__AIM OF THE TASK__. Leave out the pictures and retype only the lines from the opening line to the line that holds "number; q1: number;", both ends included.
--- BEGIN DATA LINES ---
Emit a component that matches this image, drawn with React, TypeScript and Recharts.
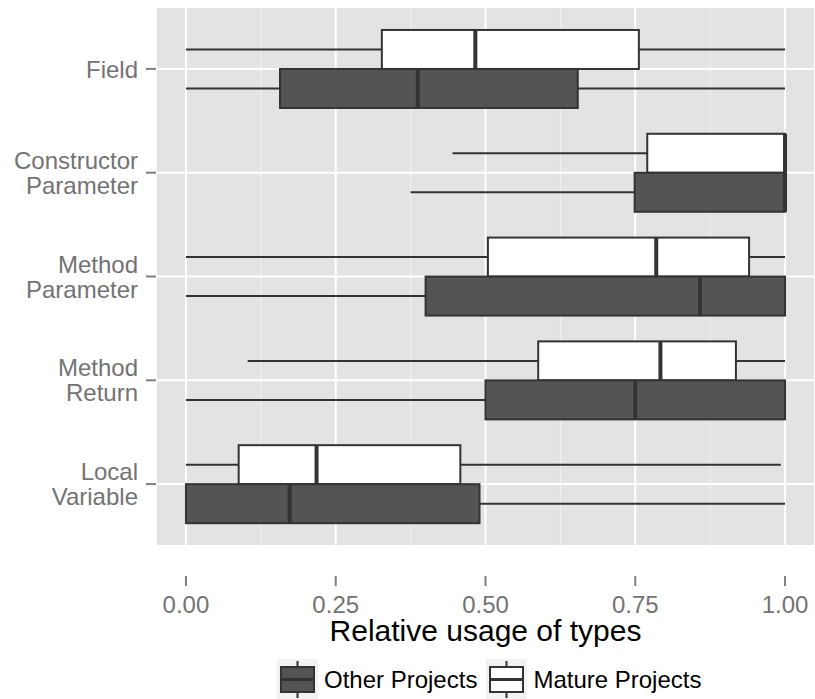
import React from 'react';
import { ComposedChart, Bar, XAxis, YAxis, CartesianGrid, Legend } from 'recharts';

const categories = ['Field', 'Constructor Parameter', 'Method Parameter', 'Method Return', 'Local Variable'];

// five-number summaries per category, mature projects
const matureMin = [0, 0.445, 0, 0.103, 0];
const matureQ1 = [0.327, 0.77, 0.504, 0.588, 0.088];
const matureMedian = [0.483, 1.0, 0.785, 0.792, 0.218];
const matureQ3 = [0.756, 1.0, 0.94, 0.918, 0.458];
const matureMax = [1.0, 1.0, 1.0, 1.0, 0.993];

// five-number summaries per category, other projects
const otherMin = [0, 0.375, 0, 0, 0];
const otherQ1 = [0.157, 0.749, 0.4, 0.5, 0];
const otherMedian = [0.387, 1.0, 0.858, 0.75, 0.173];
const otherQ3 = [0.654, 1.0, 1.0, 1.0, 0.49];
const otherMax = [1.0, 1.0, 1.0, 1.0, 1.0];

const majorTicks = [0, 0.25, 0.5, 0.75, 1];
const minorTicks = [0.125, 0.375, 0.625, 0.875];

const FONT = '"Liberation Sans", Arial, Helvetica, sans-serif';
const EDGE = '#333333';
const DARK = '#545454';
const PANEL = '#E3E3E3';
const AXIS_TEXT = '#737373';

type Stats = { min: number; q1: number; median: number; q3: number; max: number };

const data = categories.map((name, i) => ({
  name,
  mature: { min: matureMin[i], q1: matureQ1[i], median: matureMedian[i], q3: matureQ3[i], max: matureMax[i] } as Stats,
  other: { min: otherMin[i], q1: otherQ1[i], median: otherMedian[i], q3: otherQ3[i], max: otherMax[i] } as Stats,
}));

const legendItems = [
  { label: 'Other Projects', fill: DARK },
  { label: 'Mature Projects', fill: '#FFFFFF' },
];

// the bar spans min..max, so inner stats are placed proportionally along it
const BoxShape = (props: any) => {
  const { x, y, width, height, payload, stats, boxFill } = props;
  const s: Stats = payload[stats];
  const span = s.max - s.min;
  const px = (v: number) => (span === 0 ? x : x + ((v - s.min) / span) * width);
  const cy = y + height / 2;
  return (
    <g>
      <line x1={px(s.min)} x2={px(s.q1)} y1={cy} y2={cy} stroke={EDGE} strokeWidth={2} />
      <line x1={px(s.q3)} x2={px(s.max)} y1={cy} y2={cy} stroke={EDGE} strokeWidth={2} />
      <rect
        x={px(s.q1)}
        y={y}
        width={Math.max(px(s.q3) - px(s.q1), 0)}
        height={height}
        fill={boxFill}
        stroke={EDGE}
        strokeWidth={2}
      />
      <line x1={px(s.median)} x2={px(s.median)} y1={y} y2={y + height} stroke={EDGE} strokeWidth={4} />
    </g>
  );
};

const CategoryTick = (props: any) => {
  const { x, y, payload } = props;
  const lines = String(payload.value).split(' ');
  const lineGap = 25;
  const first = y - ((lines.length - 1) * lineGap) / 2 + 8.6;
  return (
    <text x={x} y={first} textAnchor="end" fill={AXIS_TEXT} fontSize={24} fontFamily={FONT}>
      {lines.map((ln, i) => (
        <tspan key={ln} x={x} dy={i === 0 ? 0 : lineGap}>
          {ln}
        </tspan>
      ))}
    </text>
  );
};

const KeyIcon = ({ fill }: { fill: string }) => (
  <svg width={41} height={41} style={{ display: 'block' }}>
    <rect x={0} y={0} width={41} height={41} fill="#F2F2F2" />
    <line x1={20.5} x2={20.5} y1={2} y2={8} stroke={EDGE} strokeWidth={2} />
    <line x1={20.5} x2={20.5} y1={33} y2={39} stroke={EDGE} strokeWidth={2} />
    <rect x={4} y={8} width={33} height={25} fill={fill} stroke={EDGE} strokeWidth={2} />
    <line x1={4} x2={37} y1={20.5} y2={20.5} stroke={EDGE} strokeWidth={3} />
  </svg>
);

const BoxLegend = () => (
  <div
    style={{
      display: 'flex',
      alignItems: 'center',
      paddingLeft: 277,
      paddingTop: 43,
      fontFamily: FONT,
      fontSize: 24,
      color: '#000',
    }}
  >
    {legendItems.map((it) => (
      <div key={it.label} style={{ display: 'flex', alignItems: 'center', marginRight: 9 }}>
        <KeyIcon fill={it.fill} />
        <span style={{ marginLeft: 6, lineHeight: '41px', whiteSpace: 'nowrap' }}>{it.label}</span>
      </div>
    ))}
  </div>
);

export default function App() {
  return (
    <div style={{ position: 'absolute', left: 0, top: 0, width: 815, height: 699, background: '#fff' }}>
      <ComposedChart
        width={815}
        height={699}
        data={data}
        layout="vertical"
        margin={{ top: 7, right: 0, bottom: 0, left: 0 }}
        barCategoryGap="12.5%"
        barGap={0}
      >
        <CartesianGrid xAxisId="minor" horizontal={false} fill={PANEL} stroke="#F2F2F2" strokeWidth={1} />
        <CartesianGrid xAxisId="x" fill="none" stroke="#FFFFFF" strokeWidth={2} />
        <XAxis
          xAxisId="minor"
          type="number"
          domain={[-0.05, 1.05]}
          ticks={minorTicks}
          allowDataOverflow
          hide
        />
        <XAxis
          xAxisId="x"
          type="number"
          domain={[-0.05, 1.05]}
          ticks={majorTicks}
          allowDataOverflow
          height={70}
          tickFormatter={(v: number) => v.toFixed(2)}
          tick={{ fill: AXIS_TEXT, fontSize: 24, fontFamily: FONT }}
          tickSize={10}
          tickMargin={10}
          tickLine={{ stroke: '#7F7F7F', strokeWidth: 2 }}
          axisLine={false}
          label={{
            value: 'Relative usage of types',
            position: 'insideBottom',
            offset: 5,
            fontSize: 30,
            fontFamily: FONT,
            fill: '#000',
          }}
        />
        <YAxis
          type="category"
          dataKey="name"
          width={156}
          padding={{ top: 10, bottom: 10 }}
          tick={<CategoryTick />}
          tickSize={10}
          tickMargin={8}
          tickLine={{ stroke: '#7F7F7F', strokeWidth: 2 }}
          axisLine={false}
          interval={0}
        />
        <Legend verticalAlign="bottom" align="left" height={83} content={() => <BoxLegend />} />
        <Bar
          xAxisId="x"
          dataKey={(d: any) => [d.mature.min, d.mature.max]}
          name="Mature Projects"
          isAnimationActive={false}
          shape={(p: any) => <BoxShape {...p} stats="mature" boxFill="#FFFFFF" />}
        />
        <Bar
          xAxisId="x"
          dataKey={(d: any) => [d.other.min, d.other.max]}
          name="Other Projects"
          isAnimationActive={false}
          shape={(p: any) => <BoxShape {...p} stats="other" boxFill={DARK} />}
        />
      </ComposedChart>
    </div>
  );
}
--- END DATA LINES ---
__RESPONSE__.
Emit a component that matches this image, drawn with React, TypeScript and Recharts.
import React from 'react';
import { ComposedChart, Bar, XAxis, YAxis, CartesianGrid, Legend } from 'recharts';

const categories = ['Field', 'Constructor Parameter', 'Method Parameter', 'Method Return', 'Local Variable'];

// five-number summaries per category, mature projects
const matureMin = [0, 0.445, 0, 0.103, 0];
const matureQ1 = [0.327, 0.77, 0.504, 0.588, 0.088];
const matureMedian = [0.483, 1.0, 0.785, 0.792, 0.218];
const matureQ3 = [0.756, 1.0, 0.94, 0.918, 0.458];
const matureMax = [1.0, 1.0, 1.0, 1.0, 0.993];

// five-number summaries per category, other projects
const otherMin = [0, 0.375, 0, 0, 0];
const otherQ1 = [0.157, 0.749, 0.4, 0.5, 0];
const otherMedian = [0.387, 1.0, 0.858, 0.75, 0.173];
const otherQ3 = [0.654, 1.0, 1.0, 1.0, 0.49];
const otherMax = [1.0, 1.0, 1.0, 1.0, 1.0];

const majorTicks = [0, 0.25, 0.5, 0.75, 1];
const minorTicks = [0.125, 0.375, 0.625, 0.875];

const FONT = '"Liberation Sans", Arial, Helvetica, sans-serif';
const EDGE = '#333333';
const DARK = '#545454';
const PANEL = '#E3E3E3';
const AXIS_TEXT = '#737373';

type Stats = { min: number; q1: number; median: number; q3: number; max: number };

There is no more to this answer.